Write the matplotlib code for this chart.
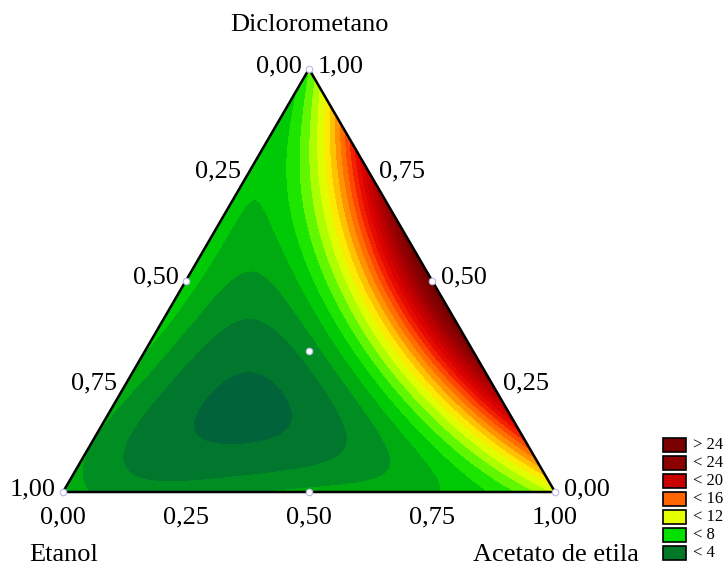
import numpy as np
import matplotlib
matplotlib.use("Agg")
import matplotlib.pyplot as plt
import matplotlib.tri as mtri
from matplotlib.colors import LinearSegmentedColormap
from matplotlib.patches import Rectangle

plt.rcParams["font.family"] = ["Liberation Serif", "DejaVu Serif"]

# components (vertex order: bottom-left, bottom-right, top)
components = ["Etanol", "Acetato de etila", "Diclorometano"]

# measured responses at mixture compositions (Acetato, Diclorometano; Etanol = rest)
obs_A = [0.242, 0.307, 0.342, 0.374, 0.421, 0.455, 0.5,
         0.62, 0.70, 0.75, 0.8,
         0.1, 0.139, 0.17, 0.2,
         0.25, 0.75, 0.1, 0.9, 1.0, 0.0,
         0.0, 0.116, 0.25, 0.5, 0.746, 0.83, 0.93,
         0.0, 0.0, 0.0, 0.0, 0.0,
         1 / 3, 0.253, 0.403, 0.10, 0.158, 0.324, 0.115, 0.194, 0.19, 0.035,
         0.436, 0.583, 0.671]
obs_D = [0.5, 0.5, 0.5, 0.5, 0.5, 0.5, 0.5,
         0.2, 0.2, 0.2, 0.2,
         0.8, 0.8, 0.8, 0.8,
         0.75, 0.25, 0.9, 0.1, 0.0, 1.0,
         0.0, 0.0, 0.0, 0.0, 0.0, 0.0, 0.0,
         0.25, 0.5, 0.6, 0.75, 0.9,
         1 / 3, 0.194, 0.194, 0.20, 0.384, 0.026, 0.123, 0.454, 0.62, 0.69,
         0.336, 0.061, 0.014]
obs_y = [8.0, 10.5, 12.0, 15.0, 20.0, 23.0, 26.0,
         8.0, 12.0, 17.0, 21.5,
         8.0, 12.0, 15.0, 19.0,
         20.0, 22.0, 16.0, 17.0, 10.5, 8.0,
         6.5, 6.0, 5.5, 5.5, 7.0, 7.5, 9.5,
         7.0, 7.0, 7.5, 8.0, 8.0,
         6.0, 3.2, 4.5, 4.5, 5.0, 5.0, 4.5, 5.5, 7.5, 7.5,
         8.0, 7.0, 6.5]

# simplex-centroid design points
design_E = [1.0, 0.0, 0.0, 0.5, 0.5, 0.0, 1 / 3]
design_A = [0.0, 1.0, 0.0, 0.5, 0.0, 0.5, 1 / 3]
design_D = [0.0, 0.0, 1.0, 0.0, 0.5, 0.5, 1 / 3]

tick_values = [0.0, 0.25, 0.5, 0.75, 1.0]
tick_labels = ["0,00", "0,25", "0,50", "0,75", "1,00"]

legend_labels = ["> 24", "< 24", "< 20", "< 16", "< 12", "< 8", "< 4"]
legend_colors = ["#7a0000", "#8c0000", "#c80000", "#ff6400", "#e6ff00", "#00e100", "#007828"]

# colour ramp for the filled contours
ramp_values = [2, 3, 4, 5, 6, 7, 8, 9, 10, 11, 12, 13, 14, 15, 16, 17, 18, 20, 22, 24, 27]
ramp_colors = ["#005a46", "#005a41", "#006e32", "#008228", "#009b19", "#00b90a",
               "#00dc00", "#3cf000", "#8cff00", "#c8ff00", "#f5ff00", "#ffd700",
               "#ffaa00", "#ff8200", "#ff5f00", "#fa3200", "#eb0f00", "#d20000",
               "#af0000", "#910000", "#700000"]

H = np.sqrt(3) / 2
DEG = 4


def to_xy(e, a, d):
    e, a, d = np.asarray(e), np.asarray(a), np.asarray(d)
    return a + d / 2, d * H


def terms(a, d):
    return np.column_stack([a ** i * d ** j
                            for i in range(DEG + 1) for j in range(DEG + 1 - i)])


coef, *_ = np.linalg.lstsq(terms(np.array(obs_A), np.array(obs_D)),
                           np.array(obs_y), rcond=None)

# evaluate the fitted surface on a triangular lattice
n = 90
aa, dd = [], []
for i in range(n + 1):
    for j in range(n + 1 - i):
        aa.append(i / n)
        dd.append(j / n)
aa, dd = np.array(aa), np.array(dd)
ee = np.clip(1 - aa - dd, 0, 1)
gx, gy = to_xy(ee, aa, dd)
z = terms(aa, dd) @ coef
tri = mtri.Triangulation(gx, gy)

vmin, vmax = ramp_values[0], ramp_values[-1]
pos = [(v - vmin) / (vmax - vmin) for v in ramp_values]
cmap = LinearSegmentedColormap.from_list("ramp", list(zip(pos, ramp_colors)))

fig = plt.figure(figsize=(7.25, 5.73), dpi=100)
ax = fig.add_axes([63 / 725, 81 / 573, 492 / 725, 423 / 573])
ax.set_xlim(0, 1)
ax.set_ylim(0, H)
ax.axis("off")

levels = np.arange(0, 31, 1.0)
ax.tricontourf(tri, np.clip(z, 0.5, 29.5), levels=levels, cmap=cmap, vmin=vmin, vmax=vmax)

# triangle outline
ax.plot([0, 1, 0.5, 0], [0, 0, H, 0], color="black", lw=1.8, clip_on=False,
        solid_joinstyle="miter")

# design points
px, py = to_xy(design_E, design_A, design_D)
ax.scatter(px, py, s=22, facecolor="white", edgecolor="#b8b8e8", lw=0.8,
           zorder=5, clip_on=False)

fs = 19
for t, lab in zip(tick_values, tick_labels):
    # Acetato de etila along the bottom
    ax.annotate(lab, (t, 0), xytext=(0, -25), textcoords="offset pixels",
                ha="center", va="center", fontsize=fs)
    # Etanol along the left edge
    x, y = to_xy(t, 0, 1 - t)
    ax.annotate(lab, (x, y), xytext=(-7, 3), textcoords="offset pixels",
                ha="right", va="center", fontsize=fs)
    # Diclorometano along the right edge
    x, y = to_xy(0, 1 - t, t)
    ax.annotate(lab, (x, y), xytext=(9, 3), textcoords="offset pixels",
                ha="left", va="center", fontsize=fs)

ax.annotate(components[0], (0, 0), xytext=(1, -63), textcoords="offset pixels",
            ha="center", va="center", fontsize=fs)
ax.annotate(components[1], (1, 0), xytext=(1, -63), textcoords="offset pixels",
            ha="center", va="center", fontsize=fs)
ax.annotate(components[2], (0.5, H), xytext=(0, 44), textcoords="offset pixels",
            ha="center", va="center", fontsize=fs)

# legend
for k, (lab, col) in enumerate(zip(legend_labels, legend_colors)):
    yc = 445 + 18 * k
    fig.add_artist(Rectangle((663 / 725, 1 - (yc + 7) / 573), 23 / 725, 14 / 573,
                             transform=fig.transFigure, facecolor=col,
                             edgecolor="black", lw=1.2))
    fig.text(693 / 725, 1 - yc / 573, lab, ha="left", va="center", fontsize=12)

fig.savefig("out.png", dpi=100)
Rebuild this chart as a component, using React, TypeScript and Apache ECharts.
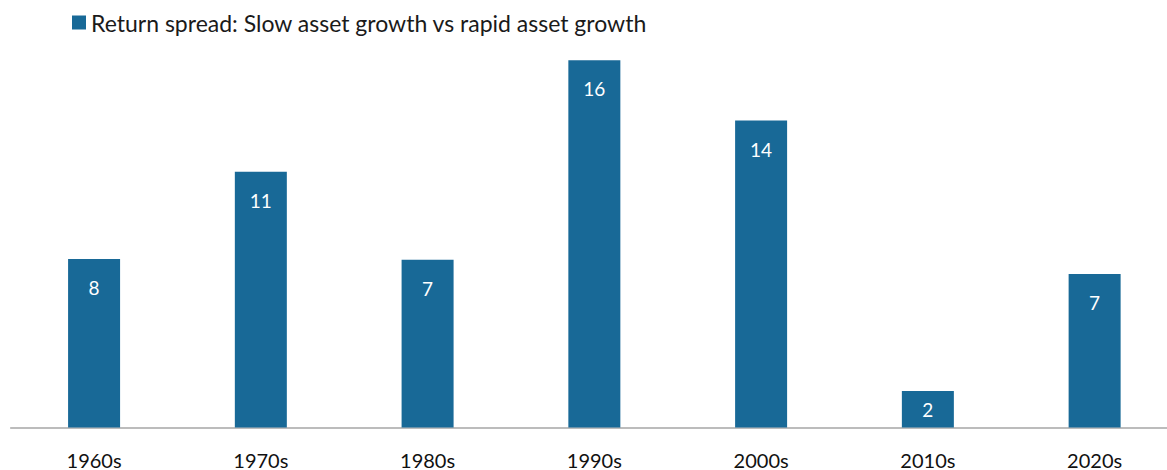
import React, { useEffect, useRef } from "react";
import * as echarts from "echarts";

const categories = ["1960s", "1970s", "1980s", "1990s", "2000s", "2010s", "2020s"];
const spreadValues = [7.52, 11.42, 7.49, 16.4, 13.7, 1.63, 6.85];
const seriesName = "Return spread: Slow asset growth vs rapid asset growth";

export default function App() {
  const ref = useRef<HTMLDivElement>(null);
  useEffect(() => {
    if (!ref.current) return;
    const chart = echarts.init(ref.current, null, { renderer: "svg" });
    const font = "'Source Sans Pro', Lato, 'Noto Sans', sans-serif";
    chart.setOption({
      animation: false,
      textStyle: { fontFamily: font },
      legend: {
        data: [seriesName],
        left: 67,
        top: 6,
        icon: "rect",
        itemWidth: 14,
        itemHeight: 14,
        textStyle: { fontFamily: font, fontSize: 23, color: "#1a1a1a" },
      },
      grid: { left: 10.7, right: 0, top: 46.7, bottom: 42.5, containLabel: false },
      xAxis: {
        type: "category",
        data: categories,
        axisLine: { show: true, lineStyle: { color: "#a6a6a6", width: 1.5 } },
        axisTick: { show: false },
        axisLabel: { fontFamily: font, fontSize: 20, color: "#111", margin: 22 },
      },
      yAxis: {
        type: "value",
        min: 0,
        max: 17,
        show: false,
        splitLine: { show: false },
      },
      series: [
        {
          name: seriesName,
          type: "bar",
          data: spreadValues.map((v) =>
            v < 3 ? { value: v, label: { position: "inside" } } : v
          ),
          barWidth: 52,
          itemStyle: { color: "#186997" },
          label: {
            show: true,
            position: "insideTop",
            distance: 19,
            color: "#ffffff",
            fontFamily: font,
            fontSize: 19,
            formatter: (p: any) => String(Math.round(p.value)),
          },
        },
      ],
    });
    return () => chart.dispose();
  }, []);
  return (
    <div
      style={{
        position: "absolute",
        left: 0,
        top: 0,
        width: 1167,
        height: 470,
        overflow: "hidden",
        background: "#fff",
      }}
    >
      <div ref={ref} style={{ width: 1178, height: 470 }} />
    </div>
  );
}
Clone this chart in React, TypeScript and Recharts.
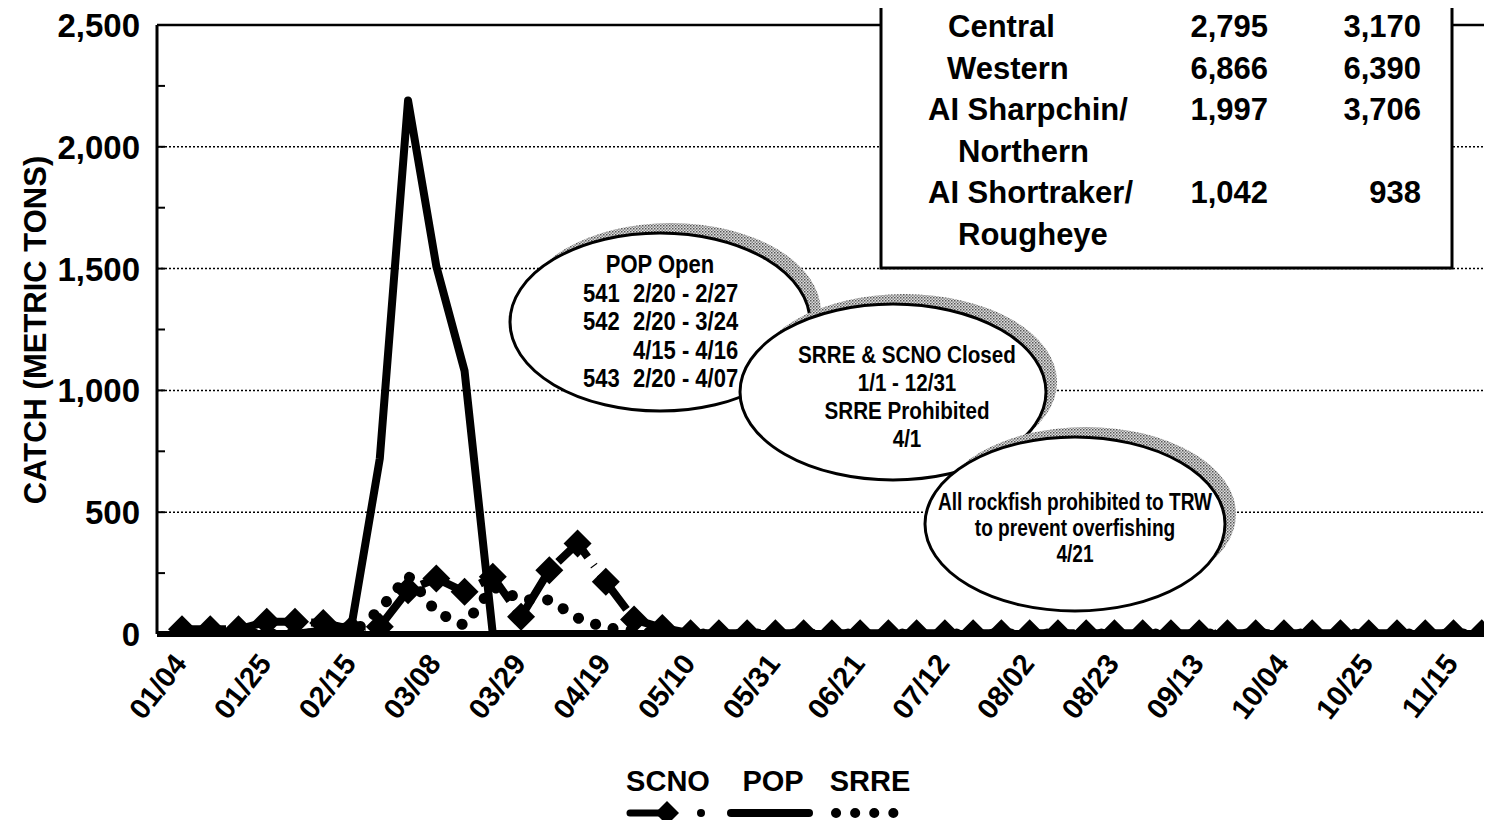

**Written request**. Pick out all the lines with the word "this" in them and copy them.

**Exercise answer**.
Write the matplotlib code for this chart.
Rebuild this chart as a component, using React, TypeScript and Apache ECharts.
Clone this chart in React, TypeScript and Recharts.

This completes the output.